The only cooking you’ll need to do for Greek-Style Pasta Salad above is the pasta itself. Everything else gets tossed in and seasoned with fresh herbs and your favorite vinaigrette. Pick up some fresh pita, hummus, and stuffed grape leaves to go along with it.
Here’s a nearly-instant Cold Curried Cucumber Soup to build your meal around. You can use up some of the herbs you got for yesterday’s salad, and use up the fresh pita and hummus you purchased as well. Any leftover salad from yesterday’s meal? Serve it with this soup. Add some fresh corn on the cob as well, if you’d like.
Get out of the kitchen quickly with Sharon’s Chickpea Salad or Sandwich Spread. Serve with fresh bread or on a bed of greens.

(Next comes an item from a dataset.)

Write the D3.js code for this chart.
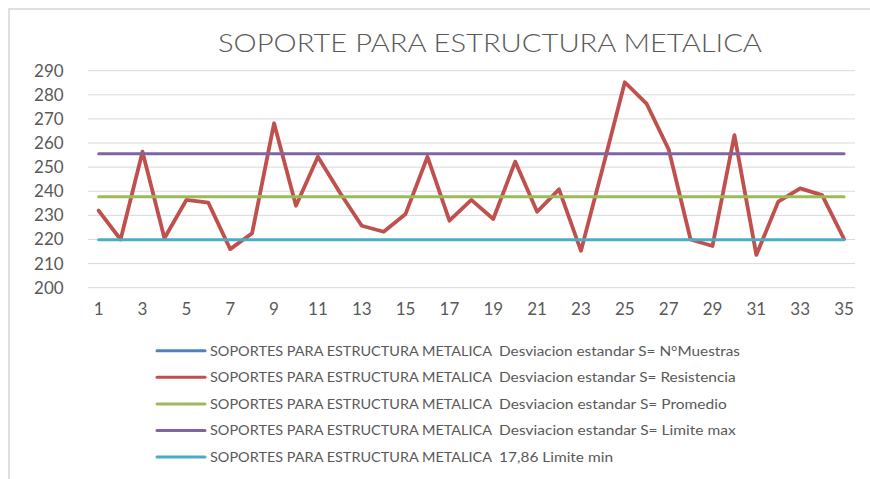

Add some of last night’s corn and the cob to the meal, and a simple salad or a platter of fresh veggies and olives. Or swap out the savory salad for a summery fruit salad.
Once you have cooked quinoa on hand, these delectable Asian-Flavored Quinoa Wraps come together fast. Cook some extra quinoa for tomorrow night’s dinner. Serve with any kind of fresh tomato salad. For dessert, serve refreshing bowls of your favorite nondairy ice cream topped with blueberries.
Laura Theodore’s Chickpea and Quinoa Salad in Sweet Pepper Boats is a festive way to end the week. The only ingredient that needs cooking is the quinoa, and if you find a way to do that ahead of time, this comes together quickly. Serve with stone-ground tortilla chips and your favorite salsa and/or guacamole.